BruceW91 / CVSE

The official source code for the paper Consensus-Aware Visual-Semantic Embedding for Image-Text Matching (ECCV 2020)
172 stars 19 forks source link

Train from scratch #2

Closed detectiveli closed 4 years ago

detectiveli commented 4 years ago

Dear contributor,

Very great work and open source.

When I try to train your model from scratch with --resume none without modified anything, I got the following results on Flickr30k with the final best model:

Average i2t Recall: 84.3 Image to text: 69.8 89.6 93.4 1.0 4.2 Average t2i Recall: 75.2 Text to image: 54.9 81.9 88.8 1.0 7.6

Is this the right answer?

Kind Regards,

BruceW91 commented 4 years ago

Hi, you can leave your e-mail and I will send my training .log file to you. You can check it and take it as reference. The CVSE model is somehow sensitive to the hyper-parameters. And you may need to fine-tune them on your own machine slightly.

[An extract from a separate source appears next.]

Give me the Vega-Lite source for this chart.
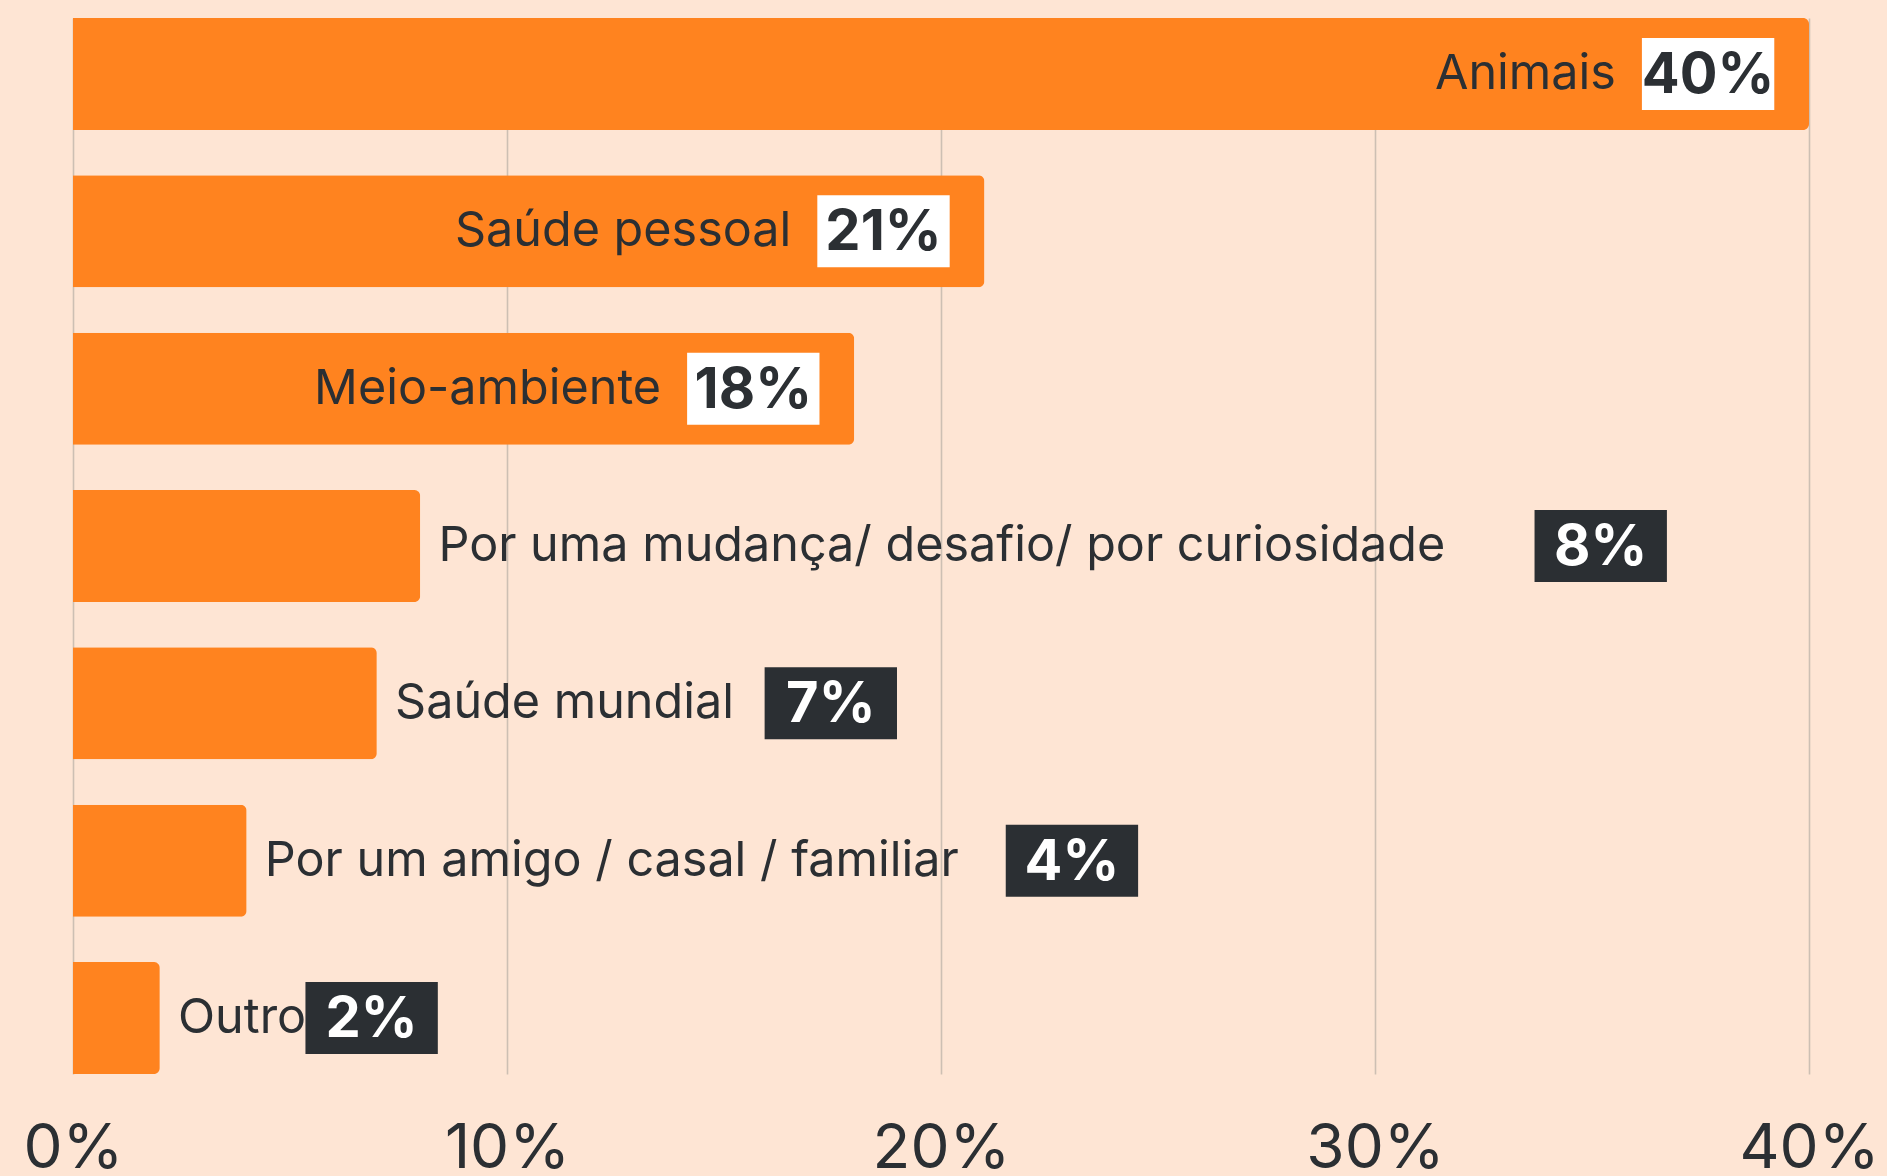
{
  "$schema": "https://vega.github.io/schema/vega-lite/v6.json",
  "width": 1736,
  "height": 1056,
  "autosize": {"type": "none"},
  "padding": {"left": 73, "top": 18, "right": 78, "bottom": 102},
  "background": "#FEE5D4",
  "config": {"view": {"stroke": null}, "font": "Inter"},
  "data": {
    "values": [
      {"label": "Animais", "value": 40},
      {"label": "Saúde pessoal", "value": 21},
      {"label": "Meio-ambiente", "value": 18},
      {"label": "Por uma mudança/ desafio/ por curiosidade", "value": 8},
      {"label": "Saúde mundial", "value": 7},
      {"label": "Por um amigo / casal / familiar", "value": 4},
      {"label": "Outro", "value": 2}
    ]
  },
  "transform": [
    {"calculate": "datum.value >= 15", "as": "inside"},
    {"calculate": "0.5 * (length(datum.label) + length(replace(datum.label, regexp('[ /iljftr]', 'g'), '')))", "as": "textUnits"},
    {"calculate": "datum.inside ? datum.value - 0.8 - 3.05 : datum.value + 0.744 * datum.textUnits + 0.38", "as": "boxStart"},
    {"calculate": "datum.boxStart + 3.05", "as": "boxEnd"},
    {"calculate": "(datum.boxStart + datum.boxEnd) / 2", "as": "boxMid"},
    {"calculate": "datum.inside ? datum.boxStart - 0.6 : datum.value + 0.42", "as": "textX"},
    {"calculate": "datum.value + '%'", "as": "pct"}
  ],
  "encoding": {
    "y": {
      "field": "label",
      "type": "nominal",
      "sort": ["Animais", "Saúde pessoal", "Meio-ambiente", "Por uma mudança/ desafio/ por curiosidade", "Saúde mundial", "Por um amigo / casal / familiar", "Outro"],
      "scale": {"paddingInner": 0.288, "paddingOuter": 0},
      "axis": null
    }
  },
  "layer": [
    {
      "mark": {"type": "bar", "color": "#FF831F", "cornerRadiusEnd": 6},
      "encoding": {
        "x": {
          "field": "value",
          "type": "quantitative",
          "scale": {"domain": [0, 40], "nice": false},
          "axis": {
            "values": [0, 10, 20, 30, 40],
            "labelExpr": "datum.value + '%'",
            "domain": false,
            "ticks": false,
            "grid": true,
            "gridColor": "#CDBFB3",
            "gridWidth": 1.6,
            "labelFontSize": 62,
            "labelFont": "Inter",
            "labelColor": "#2B2F33",
            "labelBaseline": "alphabetic",
            "labelPadding": 93,
            "labelFlush": false,
            "title": null,
            "zindex": 0
          }
        }
      }
    },
    {
      "mark": {"type": "bar", "size": 72},
      "encoding": {
        "x": {"field": "boxStart", "type": "quantitative"},
        "x2": {"field": "boxEnd"},
        "color": {
          "condition": {"test": "datum.inside", "value": "#FFFFFF"},
          "value": "#2B2F33"
        }
      }
    },
    {
      "transform": [{"filter": "datum.inside"}],
      "mark": {"type": "text", "align": "right", "baseline": "middle", "fontSize": 48.5, "color": "#2B2F33", "font": "Inter"},
      "encoding": {
        "x": {"field": "textX", "type": "quantitative"},
        "text": {"field": "label"}
      }
    },
    {
      "transform": [{"filter": "!datum.inside"}],
      "mark": {"type": "text", "align": "left", "baseline": "middle", "fontSize": 48.5, "color": "#2B2F33", "font": "Inter"},
      "encoding": {
        "x": {"field": "textX", "type": "quantitative"},
        "text": {"field": "label"}
      }
    },
    {
      "mark": {"type": "text", "align": "center", "baseline": "middle", "fontSize": 56, "fontWeight": "bold", "font": "Inter", "dy": 2},
      "encoding": {
        "x": {"field": "boxMid", "type": "quantitative"},
        "text": {"field": "pct"},
        "color": {
          "condition": {"test": "datum.inside", "value": "#2B2F33"},
          "value": "#FFFFFF"
        }
      }
    }
  ]
}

detectiveli commented 4 years ago

Many thanks for your reply! Is it convenient that you could upload your log file under the /runs directory for the two datasets so that all my mates can access it? Looking forward to it.

BruceW91 commented 4 years ago

Hi, I have updated the repo and uploaded the training .log file of flickr30k dataset, under the directory of CVSE/runs/f30k/CVSE_f30k/log/events.out.tfevents.1594087758.wanghai-host, you can take it for reference.